Liberty University will appeal to the Fourth Circuit Court of Appeals a federal judge’s refusal to dismiss the meritless Title VII lawsuit, Zinski v. Liberty University. In July 2023, Liberty University terminated Jonathan Zinski after he flagrantly and intentionally violated Liberty University’s doctrinal statement and policies. When Zinski was hired, he acknowledged and affirmed the doctrinal statement, but then as soon as his 90-day probation period expired he revealed he had begun taking female hormones four months before he was hired, and that he planned to “identify” as female. Zinski set up this case when he applied to be hired.
U.S. District Judge Norman Moon ordered that the case could move forward to the discovery phase, which precedes a trial. In his decision, Judge Moon said that while it was unclear under current law whether a religious institution who terminates a gender-confused employee for violating its religious doctrines is discriminating on the basis of religion, he held that Liberty cannot “erect a shield against antidiscrimination laws by asserting that mere acceptance of a member from a particular group would impair its message.” Judge Moon concluded that Liberty University’s employment of Zinski does not significantly burden its ability to maintain its views and nor does it offend its freedom of expressive association. Judge Moon also recognized that after the Supreme Court’s decision in Bostock v. Clayton County, neither the Fourth Circuit nor the Supreme Court have clarified the interplay between Title VII’s statutory exemptions for religious institutions and individuals claiming to be “transgender.” The Supreme Court’s decision explicitly stated that the protection afforded to religious institutions in such scenarios were for future cases, and Liberty Counsel will press both the Fourth Circuit and, if necessary, the Supreme Court to recognize what the First Amendment and Title VII both require—that Liberty University is permitted to maintain its religious beliefs and practices and to require its employees to comport their lives with Liberty University’s Doctrinal Statement and religious beliefs.
Liberty Counsel will argue on appeal that federal law protects religious institutions to uphold their sincere Christian beliefs and to employ those who are aligned with its religious mission and beliefs. In whatever way the Court of Appeals rules, this case has the potential for review by the U.S. Supreme Court.
The history of this case shows that Jonathan Zinski attempted to set up Liberty University for this lawsuit, in which Zinski was represented by the ACLU. Four months before applying to Liberty University, he began taking female hormones. Yet, when hired in February 2023, Zinski agreed to adhere to the university’s doctrinal position regarding the biblical understanding of gender. Liberty University’s doctrinal statement clearly states that human beings were directly created in the very image of God as either biologically male or female from the womb, and it is a sinful act prohibited by God to deny one’s birth sex by self-identification with a different gender. Zinski acknowledged all of this despite knowing that he was four months into executing his plan to act in opposition to Liberty University’s doctrinal statement and employment requirements by denying his biological sex. As his 90-day probation ended, Zinski revealed his effort to identify as a different gender and then demanded Liberty University depart from its doctrine, sincerely held religious beliefs, and Christian mission.

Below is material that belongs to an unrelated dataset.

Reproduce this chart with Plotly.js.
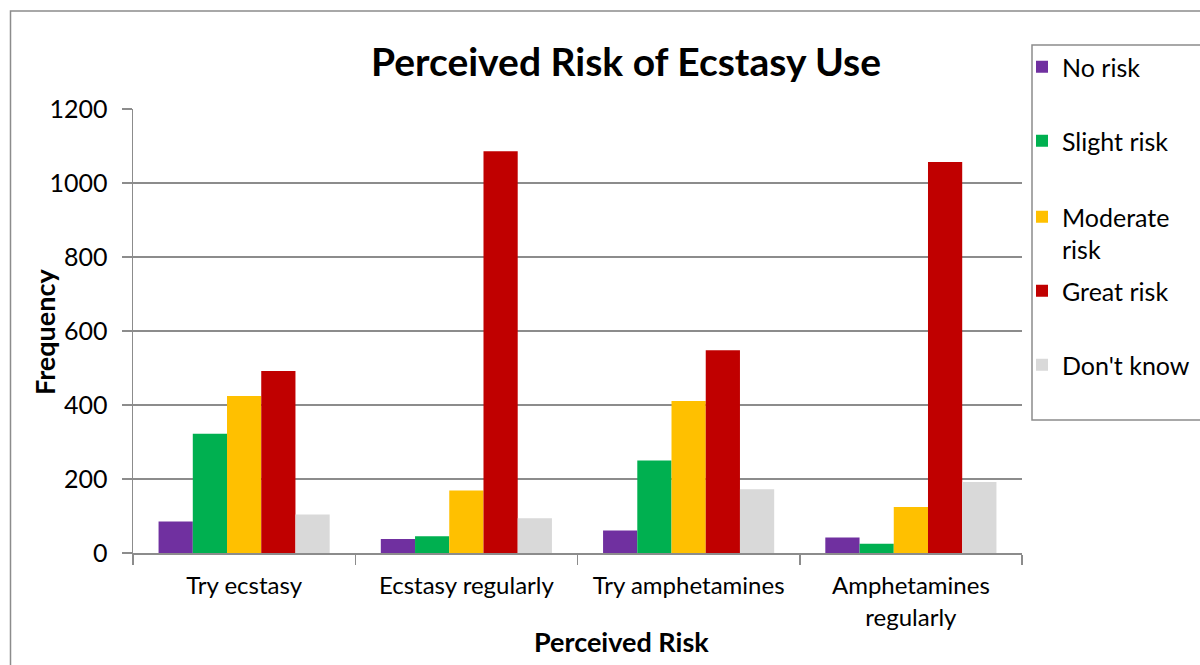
<!DOCTYPE html>
<html>
<head>
<meta charset="utf-8">
<script src="https://cdn.plot.ly/plotly-3.0.1.min.js"></script>
<style>html,body{margin:0;padding:0;background:#fff;}#chart{width:1200px;height:665px;}</style>
</head>
<body>
<div id="chart"></div>
<script>
const categories = ['Try ecstasy', 'Ecstasy regularly', 'Try amphetamines', 'Amphetamines<br>regularly'];
const seriesNames = ['No risk', 'Slight risk', 'Moderate<br>risk', 'Great risk', "Don't know"];
const noRisk = [85, 38, 61, 42];
const slightRisk = [322, 45, 250, 25];
const moderateRisk = [424, 169, 411, 124];
const greatRisk = [492, 1086, 548, 1057];
const dontKnow = [104, 94, 172, 192];
const yTickVals = [0, 200, 400, 600, 800, 1000, 1200];
const yTickText = ['0', '200', '400', '600', '800', '1000', '1200'];
const chartTitle = 'Perceived Risk of Ecstasy Use';
const xTitle = 'Perceived Risk';
const yTitle = 'Frequency';

const seriesValues = [noRisk, slightRisk, moderateRisk, greatRisk, dontKnow];
const colors = ['#7030A0', '#00B050', '#FFC000', '#C00000', '#D9D9D9'];
const FONT = 'Lato, "Open Sans", sans-serif';

// plot area in pixels: x 133..1022, y 109..553
const L = 133, R = 1022, T = 109, B = 553;
const px = x => (x - L) / (R - L);
const py = y => (B - y) / (B - T);

const legendCenters = [68, 142, 218, 292, 366];
const traces = seriesValues.map((vals, i) => ({
  type: 'bar',
  name: seriesNames[i],
  x: categories,
  y: vals,
  marker: {color: colors[i], line: {width: 0}},
  legend: i === 0 ? 'legend' : 'legend' + (i + 1),
  showlegend: true,
  hoverinfo: 'x+y+name'
}));

const layout = {
  width: 1200,
  height: 665,
  margin: {l: L, r: 1200 - R, t: T, b: 665 - B},
  paper_bgcolor: '#ffffff',
  plot_bgcolor: '#ffffff',
  font: {family: FONT, size: 22, color: '#000'},
  showlegend: true,
  barmode: 'group',
  bargap: 0.23,
  bargroupgap: 0,
  title: {
    text: '<b>' + chartTitle + '</b>',
    font: {family: FONT, size: 39, color: '#000'},
    x: px(626), xref: 'paper', xanchor: 'center',
    y: 1 - 62 / 665, yref: 'container', yanchor: 'middle'
  },
  xaxis: {
    type: 'category',
    showline: true, linecolor: '#8c8c8c', linewidth: 1.5,
    ticks: 'outside', tickson: 'boundaries', ticklen: 10, tickcolor: '#8c8c8c', tickwidth: 1.5,
    tickfont: {family: FONT, size: 24, color: '#000'},
    ticklabelstandoff: 11,
    showgrid: false,
    automargin: false
  },
  yaxis: {
    range: [0, 1200],
    tickvals: yTickVals, ticktext: yTickText,
    showline: true, linecolor: '#8c8c8c', linewidth: 1.5,
    ticks: 'outside', ticklen: 10, tickcolor: '#8c8c8c', tickwidth: 1.5,
    tickfont: {family: FONT, size: 25, color: '#000'},
    ticklabelstandoff: 9,
    showgrid: true, gridcolor: '#8c8c8c', gridwidth: 1.5,
    zeroline: false,
    automargin: false
  },
  annotations: [
    {text: '<b>' + xTitle + '</b>', xref: 'paper', yref: 'paper', x: px(621), y: py(641),
     xanchor: 'center', yanchor: 'middle', showarrow: false, font: {family: FONT, size: 27, color: '#000'}},
    {text: '<b>' + yTitle + '</b>', xref: 'paper', yref: 'paper', x: px(44), y: py(332),
     xanchor: 'center', yanchor: 'middle', textangle: -90, showarrow: false, font: {family: FONT, size: 27, color: '#000'}}
  ],
  shapes: [
    {type: 'rect', xref: 'paper', yref: 'paper', x0: px(10.5), x1: px(1230), y0: py(700), y1: py(11),
     line: {color: '#8c8c8c', width: 1.5}, fillcolor: 'rgba(0,0,0,0)', layer: 'below'},
    {type: 'rect', xref: 'paper', yref: 'paper', x0: px(1032), x1: px(1230), y0: py(420), y1: py(45),
     line: {color: '#8c8c8c', width: 1.5}, fillcolor: 'rgba(0,0,0,0)'}
  ]
};

legendCenters.forEach((c, i) => {
  const key = i === 0 ? 'legend' : 'legend' + (i + 1);
  layout[key] = {
    xref: 'container', yref: 'container',
    x: 1022 / 1200, xanchor: 'left',
    y: 1 - (c - 24) / 665, yanchor: 'top',
    bgcolor: 'rgba(0,0,0,0)', borderwidth: 0,
    font: {family: FONT, size: 25, color: '#000'},
    valign: 'top',
    visible: true
  };
});

Plotly.newPlot('chart', traces, layout, {displayModeBar: false, staticPlot: true});
</script>
</body>
</html>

However, as Liberty Counsel argued, federal law entitles Liberty University to decide which employees align with its religious mission and beliefs, as well as to refrain from associating with and employing individuals who are not aligned with its distinctive Christian workplace.
“Liberty University’s decision to terminate Zinski was based on its religious values, and Title VII’s text exempts that religious decision from employment discrimination suits,” wrote Liberty Counsel. “Liberty University has the freedom not to associate with individuals, such as Zinski, whose religious beliefs and conduct are directly contrary to the vital religious mission in which Liberty University is engaged.” Liberty Counsel concluded that Zinski’s discrimination claim “must be dismissed with prejudice” because the university’s decision was “religious, plain and simple.”
Liberty Counsel Founder and Chairman Mat Staver said, “Liberty University has the right under the First Amendment and Title VII of the Civil Rights Act to uphold its sincere Christian religious beliefs and require its employees to do the same. Jonathan Zinski intentionally and deceptively set up Liberty University in an attempt to undermine its religious beliefs and mission. Title VII makes it abundantly clear that Liberty University does not violate the law when it discharges an employee who has publicly engaged in conduct inconsistent with its religious principles. Title VII exempts Liberty University from having to employ individuals who violate its religious beliefs and doctrinal positions.”